The rules governing the execution and operation of an Enduring Power of Guardianship are set out in Part 9A of the Guardianship and Administration Act 1990.

Under Western Australian law, an Enduring Power of Guardianship is recognised as a private legal agreement, so it does not have to be registered. Both the appointor (the person making the Enduring Power of Guardianship) and the enduring guardian should keep copies of the agreement in a safe place from which it can be accessed readily if required.

Both parties must have full legal capacity at the time of signing the EPG. If there is any doubt over the appointor’s capacity, an assessment of capacity should be sought from at least one doctor qualified to make such assessments. The doctor should be advised of the appointor’s intention to make an Enduring Power of Guardianship and be requested to provide a written report of the assessment, stating clearly whether or not the appointor has capacity.

If English is not the appointor’s first language the Public Advocate recommends that an accredited interpreter attend the assessment.
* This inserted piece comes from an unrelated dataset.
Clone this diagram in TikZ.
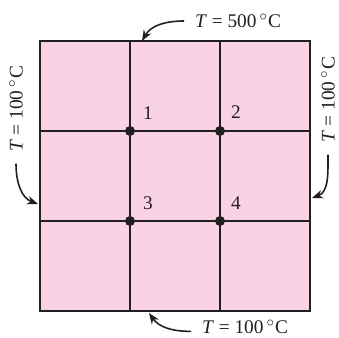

The signatures of both the appointor (the person making the Enduring Power of Guardianship) and the appointee (the person being appointed enduring guardian) must be witnessed by two persons who are not party to the agreement, are at least 18 years of age and have full legal capacity. At least one of these two witnesses must be a person authorised to witness legal documents under the Oaths, Affidavits and Statutory Declarations Act 2005.